Diversify your services: It's great to specialize in one type of photography, but during difficult economic times you may have to diversify in order to reach a broader target audience. In addition to portrait photography you could offer range event photography, product photography, real estate photography, or even teach photography online. By diversifying your offerings, you can attract different customer segments instead of relying on a single market.
Build a strong online presence: Invest in a professional website and maintain active social media profiles to showcase your work and engage with potential clients. Blogging is also a big part of building your strong online presence and is helpful in educating your potential clients and helping your business stand out as the expert in your area.
Offer discounts and promotions: Every photographer wants clients who will pay them what they are worth. Let's be honest, during tough economic times, customers are often looking for deals and discounts. You don't have to discount your services altogether. Consider running limited-time promotions, offering loyalty programs, or bundling products to encourage repeat business.
Focus on customer service: Exceptional customer service can set you apart from your competitors. Build strong relationships with your clients, listen to their needs, and go the extra mile to exceed their expectations. Happy customers are more likely to refer others to your studio.
Collaborate with other businesses: Partner with local businesses that could benefit from your photography services. For example, you could team up with event planners, wedding venues, or real estate agencies to cross-promote each other's services.
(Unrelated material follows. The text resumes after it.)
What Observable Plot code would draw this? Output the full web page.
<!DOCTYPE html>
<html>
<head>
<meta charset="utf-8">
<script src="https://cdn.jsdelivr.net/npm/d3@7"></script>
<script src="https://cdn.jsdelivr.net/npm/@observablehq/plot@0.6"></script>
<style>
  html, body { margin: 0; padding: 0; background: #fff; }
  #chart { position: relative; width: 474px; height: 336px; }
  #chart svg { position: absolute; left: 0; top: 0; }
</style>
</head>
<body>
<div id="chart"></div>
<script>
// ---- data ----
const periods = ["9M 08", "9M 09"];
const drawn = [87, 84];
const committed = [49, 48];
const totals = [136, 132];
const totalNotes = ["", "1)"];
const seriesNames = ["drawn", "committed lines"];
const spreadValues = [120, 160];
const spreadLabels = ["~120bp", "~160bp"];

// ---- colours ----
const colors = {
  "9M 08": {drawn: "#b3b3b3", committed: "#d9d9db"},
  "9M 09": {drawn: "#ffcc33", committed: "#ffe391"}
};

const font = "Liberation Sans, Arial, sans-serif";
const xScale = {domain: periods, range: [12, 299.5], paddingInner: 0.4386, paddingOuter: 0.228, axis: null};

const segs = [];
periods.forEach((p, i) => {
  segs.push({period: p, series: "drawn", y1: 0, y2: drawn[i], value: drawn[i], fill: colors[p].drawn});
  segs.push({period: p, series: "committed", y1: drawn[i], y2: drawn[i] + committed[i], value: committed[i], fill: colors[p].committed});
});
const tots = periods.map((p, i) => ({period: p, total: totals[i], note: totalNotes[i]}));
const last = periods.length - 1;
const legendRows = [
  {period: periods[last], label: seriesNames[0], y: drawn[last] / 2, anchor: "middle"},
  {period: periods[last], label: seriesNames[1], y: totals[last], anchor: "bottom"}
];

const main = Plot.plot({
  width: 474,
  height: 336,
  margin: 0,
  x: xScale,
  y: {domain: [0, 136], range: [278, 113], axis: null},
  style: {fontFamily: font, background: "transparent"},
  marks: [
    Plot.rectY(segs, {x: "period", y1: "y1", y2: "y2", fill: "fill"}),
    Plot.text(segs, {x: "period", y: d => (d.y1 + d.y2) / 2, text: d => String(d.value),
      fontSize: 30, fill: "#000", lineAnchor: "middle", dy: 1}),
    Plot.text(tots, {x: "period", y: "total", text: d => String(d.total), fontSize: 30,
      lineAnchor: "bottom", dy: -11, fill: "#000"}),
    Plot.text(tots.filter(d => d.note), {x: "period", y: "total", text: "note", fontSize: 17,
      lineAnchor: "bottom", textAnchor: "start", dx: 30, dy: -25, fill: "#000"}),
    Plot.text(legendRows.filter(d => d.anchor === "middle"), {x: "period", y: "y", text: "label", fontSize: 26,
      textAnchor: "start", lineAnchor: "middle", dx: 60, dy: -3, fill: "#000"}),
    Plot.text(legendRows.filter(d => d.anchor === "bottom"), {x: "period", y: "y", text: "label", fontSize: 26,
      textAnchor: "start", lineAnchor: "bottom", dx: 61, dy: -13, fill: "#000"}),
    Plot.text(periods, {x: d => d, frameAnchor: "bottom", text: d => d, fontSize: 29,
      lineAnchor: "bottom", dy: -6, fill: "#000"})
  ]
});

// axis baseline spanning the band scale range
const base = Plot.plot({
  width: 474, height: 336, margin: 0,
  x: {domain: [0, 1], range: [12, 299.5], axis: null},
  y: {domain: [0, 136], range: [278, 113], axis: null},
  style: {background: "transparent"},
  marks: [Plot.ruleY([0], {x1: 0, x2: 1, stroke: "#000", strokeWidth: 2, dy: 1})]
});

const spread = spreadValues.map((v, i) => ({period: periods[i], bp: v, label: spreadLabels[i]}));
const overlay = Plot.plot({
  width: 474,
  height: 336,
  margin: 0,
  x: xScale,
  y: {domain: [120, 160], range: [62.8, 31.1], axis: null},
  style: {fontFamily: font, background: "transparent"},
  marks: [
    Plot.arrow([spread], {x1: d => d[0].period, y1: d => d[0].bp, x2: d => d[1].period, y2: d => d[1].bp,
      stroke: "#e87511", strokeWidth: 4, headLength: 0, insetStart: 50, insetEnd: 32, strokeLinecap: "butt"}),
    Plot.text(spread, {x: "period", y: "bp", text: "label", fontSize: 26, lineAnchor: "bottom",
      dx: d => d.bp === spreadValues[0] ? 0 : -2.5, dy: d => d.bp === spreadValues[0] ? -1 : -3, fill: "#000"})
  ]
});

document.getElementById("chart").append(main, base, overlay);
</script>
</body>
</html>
Network and attend events: Attend industry-related events, trade shows, and networking events to connect with potential clients and other professionals. Building a strong network can lead to valuable referrals and collaborations. And remember, the networking events don't always have to be in-person events, there are lots of online networking events as well. You could even organize your own!
Use email marketing: I can't stress this enough, email marketing is key to every successful business. It's what kept my photography business up and running when several of my competitors were shutting down. Make sure you have a way to collect email address on your website and social media. Create an email newsletter to keep your audience informed about your upcoming sessions, promotions, and any other updates. Email marketing can be an effective way to nurture leads and convert them into paying clients.
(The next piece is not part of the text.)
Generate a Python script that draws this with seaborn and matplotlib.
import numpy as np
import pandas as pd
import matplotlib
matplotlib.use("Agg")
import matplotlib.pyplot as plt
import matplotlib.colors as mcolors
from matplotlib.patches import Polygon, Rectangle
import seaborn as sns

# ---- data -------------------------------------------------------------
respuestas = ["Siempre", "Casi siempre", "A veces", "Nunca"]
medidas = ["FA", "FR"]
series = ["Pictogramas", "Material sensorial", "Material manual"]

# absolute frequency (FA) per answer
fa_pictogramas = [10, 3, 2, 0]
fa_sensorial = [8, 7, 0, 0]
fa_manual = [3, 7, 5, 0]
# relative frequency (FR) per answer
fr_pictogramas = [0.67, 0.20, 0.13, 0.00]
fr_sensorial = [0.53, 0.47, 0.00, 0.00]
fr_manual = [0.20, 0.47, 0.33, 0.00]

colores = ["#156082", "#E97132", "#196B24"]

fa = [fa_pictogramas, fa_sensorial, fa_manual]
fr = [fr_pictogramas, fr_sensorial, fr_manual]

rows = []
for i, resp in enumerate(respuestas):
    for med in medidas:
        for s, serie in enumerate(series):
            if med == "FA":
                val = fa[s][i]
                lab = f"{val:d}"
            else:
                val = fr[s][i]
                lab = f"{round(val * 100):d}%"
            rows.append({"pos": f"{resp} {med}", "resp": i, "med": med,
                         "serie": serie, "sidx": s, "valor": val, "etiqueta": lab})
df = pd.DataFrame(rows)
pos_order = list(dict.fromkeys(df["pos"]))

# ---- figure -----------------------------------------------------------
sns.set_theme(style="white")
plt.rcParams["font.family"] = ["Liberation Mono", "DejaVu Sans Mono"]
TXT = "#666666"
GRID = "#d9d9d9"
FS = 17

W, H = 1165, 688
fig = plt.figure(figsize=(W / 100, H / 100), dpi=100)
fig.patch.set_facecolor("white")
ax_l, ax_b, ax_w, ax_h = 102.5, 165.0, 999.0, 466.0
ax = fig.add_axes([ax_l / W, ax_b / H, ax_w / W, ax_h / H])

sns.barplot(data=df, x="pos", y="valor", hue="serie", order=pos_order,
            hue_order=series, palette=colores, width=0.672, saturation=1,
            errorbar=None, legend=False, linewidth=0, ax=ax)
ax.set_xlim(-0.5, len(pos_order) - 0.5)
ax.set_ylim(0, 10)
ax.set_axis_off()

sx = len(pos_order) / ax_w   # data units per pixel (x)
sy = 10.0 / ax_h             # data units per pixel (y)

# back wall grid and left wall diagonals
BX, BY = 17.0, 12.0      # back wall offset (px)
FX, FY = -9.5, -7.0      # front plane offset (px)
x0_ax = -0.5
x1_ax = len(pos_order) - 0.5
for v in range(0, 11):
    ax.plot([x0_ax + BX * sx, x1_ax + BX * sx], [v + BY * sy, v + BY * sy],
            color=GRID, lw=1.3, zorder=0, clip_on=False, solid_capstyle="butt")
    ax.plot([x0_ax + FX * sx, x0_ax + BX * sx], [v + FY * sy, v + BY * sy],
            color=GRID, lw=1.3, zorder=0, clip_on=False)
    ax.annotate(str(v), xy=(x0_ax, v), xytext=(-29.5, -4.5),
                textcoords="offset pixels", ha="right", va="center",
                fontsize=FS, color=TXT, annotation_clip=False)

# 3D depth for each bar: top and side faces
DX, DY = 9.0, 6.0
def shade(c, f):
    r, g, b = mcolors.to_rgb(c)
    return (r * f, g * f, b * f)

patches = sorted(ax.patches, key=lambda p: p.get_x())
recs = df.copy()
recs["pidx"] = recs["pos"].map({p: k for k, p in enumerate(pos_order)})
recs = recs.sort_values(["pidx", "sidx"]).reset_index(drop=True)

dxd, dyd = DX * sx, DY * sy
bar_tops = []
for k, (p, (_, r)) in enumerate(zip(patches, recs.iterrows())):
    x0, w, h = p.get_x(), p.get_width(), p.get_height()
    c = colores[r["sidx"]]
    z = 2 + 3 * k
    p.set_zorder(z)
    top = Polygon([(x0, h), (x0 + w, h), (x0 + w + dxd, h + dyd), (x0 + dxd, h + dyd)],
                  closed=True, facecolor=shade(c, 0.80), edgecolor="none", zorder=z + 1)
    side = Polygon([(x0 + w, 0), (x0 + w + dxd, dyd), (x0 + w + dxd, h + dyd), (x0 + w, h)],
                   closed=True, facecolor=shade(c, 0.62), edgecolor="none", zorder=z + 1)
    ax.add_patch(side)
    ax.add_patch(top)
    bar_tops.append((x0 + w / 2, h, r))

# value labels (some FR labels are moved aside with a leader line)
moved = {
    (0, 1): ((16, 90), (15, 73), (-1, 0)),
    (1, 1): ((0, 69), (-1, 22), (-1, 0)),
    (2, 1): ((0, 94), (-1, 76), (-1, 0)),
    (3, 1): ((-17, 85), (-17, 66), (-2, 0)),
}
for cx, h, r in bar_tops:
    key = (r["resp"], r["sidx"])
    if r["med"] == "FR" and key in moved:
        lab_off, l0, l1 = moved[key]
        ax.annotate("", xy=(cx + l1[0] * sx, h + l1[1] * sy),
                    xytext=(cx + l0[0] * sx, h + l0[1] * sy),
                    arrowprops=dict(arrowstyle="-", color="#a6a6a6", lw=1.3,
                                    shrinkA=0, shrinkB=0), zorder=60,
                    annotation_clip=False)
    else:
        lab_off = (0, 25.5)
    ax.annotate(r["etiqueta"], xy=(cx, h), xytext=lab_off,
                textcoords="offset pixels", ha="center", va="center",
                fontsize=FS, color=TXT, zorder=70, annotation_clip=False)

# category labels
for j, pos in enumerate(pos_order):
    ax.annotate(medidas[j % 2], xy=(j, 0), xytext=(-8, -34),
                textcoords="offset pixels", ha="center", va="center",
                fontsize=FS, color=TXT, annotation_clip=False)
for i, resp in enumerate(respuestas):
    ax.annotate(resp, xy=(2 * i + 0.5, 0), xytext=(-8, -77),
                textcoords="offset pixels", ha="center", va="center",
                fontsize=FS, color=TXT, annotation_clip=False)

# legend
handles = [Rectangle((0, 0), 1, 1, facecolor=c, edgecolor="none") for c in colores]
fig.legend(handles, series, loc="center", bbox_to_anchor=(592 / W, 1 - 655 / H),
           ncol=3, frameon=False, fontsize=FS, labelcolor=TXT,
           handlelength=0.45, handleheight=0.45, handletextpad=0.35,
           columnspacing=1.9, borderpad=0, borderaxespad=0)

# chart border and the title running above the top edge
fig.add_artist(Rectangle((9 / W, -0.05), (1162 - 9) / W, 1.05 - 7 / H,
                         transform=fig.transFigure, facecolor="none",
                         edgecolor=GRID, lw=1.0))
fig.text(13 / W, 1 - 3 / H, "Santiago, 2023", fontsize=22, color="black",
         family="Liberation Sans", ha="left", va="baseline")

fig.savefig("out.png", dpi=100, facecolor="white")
Streamline operations and cut costs: Analyze your studio's expenses and find ways to reduce costs without compromising the quality of your work. This might include renegotiating contracts, finding more affordable album suppliers, or optimizing your studio's workflow.
Upsell and offer add-ons: When working with clients, identify opportunities to upsell additional products or sessions that complement their initial purchase. For example, offer frames, canvases, custom photo albums, or retouching services.
Emphasize value and quality: Position yourself as a photographer who delivers exceptional value and high-quality results. In a tough economy, clients may be willing to invest in a reputable photographer who can capture moments effectively and produce lasting memories.
Remember, maintaining a successful photography studio during difficult economic times requires adaptability, creativity, and persistence. By combining these strategies and staying in tune with your clients' needs, you can increase your chances of sustaining a thriving photography business.